Promoting the concept that overweight people have a hard time exercising is ridiculous. First of all, exercise is hard whether you’re skinny, fat, or anywhere in between – especially when you’re a beginner. And I can think of tons of thin people that suffer their way through every workout. I also know an equal number of overweight people that enjoy each and every workout. Unfortunately, the media paints a picture (thanks, Biggest Loser) that if you’re fat, you must be working out for the sole reason of losing weight, and that it must be so difficult for you that you end up fainting from the exertion.

It’s no wonder the kind gentleman down the street thought he needed to give me a little extra help – he was probably worried I’d end up having a seizure on his front lawn!

All kidding aside, we’ve got to get the message out to the world that your size is not always an indicator of your fitness level. Fat does not equal out of shape, and skinny does not equal athlete. Exercise more than a path to weight loss. People of all shapes and size run marathons, do triathlons, lift weights, kickbox, climb rock walls, and whatever else they feel like doing. Let’s get out there and represent ourselves properly in the media, and support the Fat Girl’s Guide to Running image bank – send in those photos of yourself running or otherwise rocking your workout!

Let’s get out there and represent ourselves properly in the media – post those photos of yourself running or otherwise rocking your workout on Facebook, Twitter and Instagram

You can find out more about Jill at www.fabfittraining.com

Comments
9 Responses to “Size Doesn’t Matter”
  1. emilygoesforit says:

    Couldn’t agree more on this.

    I remember a few years ago I read a magazine article that featured four women. They were the following sizes: 6/8, 10, 14 and 16/18 and it asked which you thought was the healthiest. I’m sure you can see where I’m going with this, but I like many others (I’m assuming) chose the size 10, but I was wrong. The healthiest on tea of fitness etc was the size 16/18, she was pure muscle and played for the country in netball. The media is constant portraying bigger ladies in the wrong way.

    • fabfittraining says:

      Oh, I just love that the largest girl was the fittest! Appearances can be so deceptive, and the media feeds right into it. So refreshing to see a different perspective portrayed.

  2. junkride250 says:

    Can’t believe I’m sharing these. These are me doing a Rugged Maniac last year – Sept or Oct 2013.

    Had a blast! Also cannot believe (even though I deny it) how much I look like my mother (ugh)

    TMI looks like I need a new sports bra too (lets not share that tho)

    Not the youngest, oldest, biggest or smallest , but I got it done.

    The first one is my daughter and me. (She’s a beauty)

    CDG

  3. mariekeates says:

    Sadly, as I walk alone there and the weight is now more or less gone there really aren’t many photos of me power walking. I agree though, even at my fattest I was probably far fitter than most of my skinny friends and I walk because I love it not to get thin.

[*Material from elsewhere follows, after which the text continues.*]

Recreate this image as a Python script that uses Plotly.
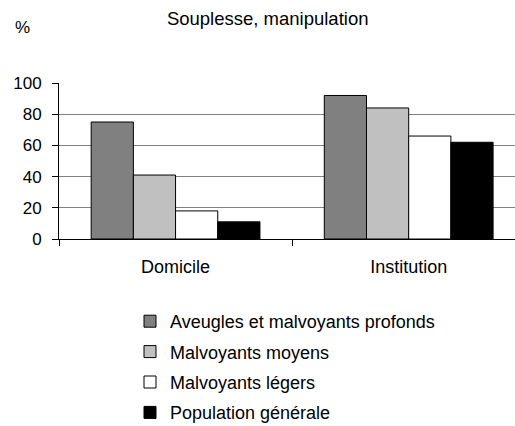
import plotly.graph_objects as go

categories = ['Domicile', 'Institution']
series_names = ['Aveugles et malvoyants profonds', 'Malvoyants moyens',
                'Malvoyants légers', 'Population générale']
aveugles = [75, 92]
moyens = [41, 84]
legers = [18, 66]
population = [11, 62]
y_ticks = [0, 20, 40, 60, 80, 100]

W, H = 515, 426
FONT = 'Liberation Sans, Arial, sans-serif'
colors = ['#808080', '#C0C0C0', '#FFFFFF', '#000000']

fig = go.Figure()
for name, vals, col in zip(series_names, [aveugles, moyens, legers, population], colors):
    fig.add_trace(go.Bar(
        x = categories,
        y = vals,
        name = name,
        legendgroup = name,
        marker = dict(color = col, line = dict(color = '#000000', width = 1))))

fig.update_layout(
    width = W,
    height = H,
    margin = dict(l=59, r=0, t=83, b=187, autoexpand = False),
    plot_bgcolor = '#FFFFFF',
    paper_bgcolor = '#FFFFFF',
    barmode = 'group',
    bargap = 0.276,
    bargroupgap = 0,
    font = dict(family = FONT, size = 17, color = '#000000'),
    title = dict(text = 'Souplesse, manipulation',
                 font = dict(family = FONT, size = 18.5, color = '#000000'),
                 x = 267.7 / W, xanchor = 'center',
                 y = 1 - 19 / H, yanchor = 'middle'),
    legend = dict(
        xref = 'container', yref = 'container',
        x = 130 / W, xanchor = 'left',
        y = 1 - 303 / H, yanchor = 'top',
        traceorder = 'grouped',
        tracegroupgap = 4,
        font = dict(family = FONT, size = 18, color = '#000000'),
        bgcolor = 'rgba(0,0,0,0)'),
    annotations = [dict(
        text = '%', showarrow = False,
        xref = 'paper', yref = 'paper',
        x = (22 - 59) / (W - 59), xanchor = 'center',
        y = 1 + (83 - 28) / (H - 83 - 187), yanchor = 'middle',
        font = dict(family = FONT, size = 17, color = '#000000'))])

fig.update_xaxes(
    range = [-0.5, 1.456],
    showline = True, linecolor = '#000000', linewidth = 1,
    ticks = 'outside', tickson = 'boundaries', ticklen = 6, tickcolor = '#000000',
    tickfont = dict(size = 18), tickangle = 0, ticklabelstandoff = 11,
    showgrid = False)

fig.update_yaxes(
    range = [0, 100],
    tickvals = y_ticks,
    showline = True, linecolor = '#000000', linewidth = 1,
    ticks = 'outside', ticklen = 6, tickcolor = '#000000',
    tickfont = dict(size = 17), ticklabelstandoff = 7,
    showgrid = True, gridcolor = '#808080', gridwidth = 1,
    zeroline = False)

# the page body has a default 8px margin, drop it so the figure sits at 0,0
fig.write_html('out.html',
               config = {'displayModeBar': False},
               post_script = "document.body.style.margin = '0';")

    • fabfittraining says:

      Such a beautiful sentiment: “I walk because I love it”! Guarantees you’ll stay fit – exercising as a means to an end is never fulfilling, you have to enjoy it!

  4. Your post made me smile. Up to about 3 years ago I was doing a lot of belly dancing – I even did shows. I could go through a class, do some rehearsals and kept better up than most of the skinny girls. At one of the shows one of my fellow dancers came up and told me “for someone of your size you are really good at the difficult moves”. Yes I could have accepted that as a compliment but in my mind she was pointing out that I was overweight. At the same show someone came to me during the interval and said “I assume you make your own costumes since they don’t have bigger size costumes on the costume sites” – so was this a compliment on how pretty my costume was or that I don’t fit in a predetermined idea of costume sizes. (my favourite comment is still “you so graceful for someone of your size” – really really?) The short version is eventually I just stop dancing since all these type of comments (although they might have been well intended made me feel like I was not good enough).

    • fabfittraining says:

      Oh my gosh, “for someone of your size” – it breaks my heart when I hear someone qualify a compliment like that. It really just tells you what’s in their head, and what their own issues are, doesn’t it? I hope you start belly dancing again soon, sounds like you were really good at it!

      • I will for sure pick up belly dancing again and move more towards the Tribal version – I think it is more sensual since the movements are slow.

        People really don’t think when they comment.. that is just the sad part.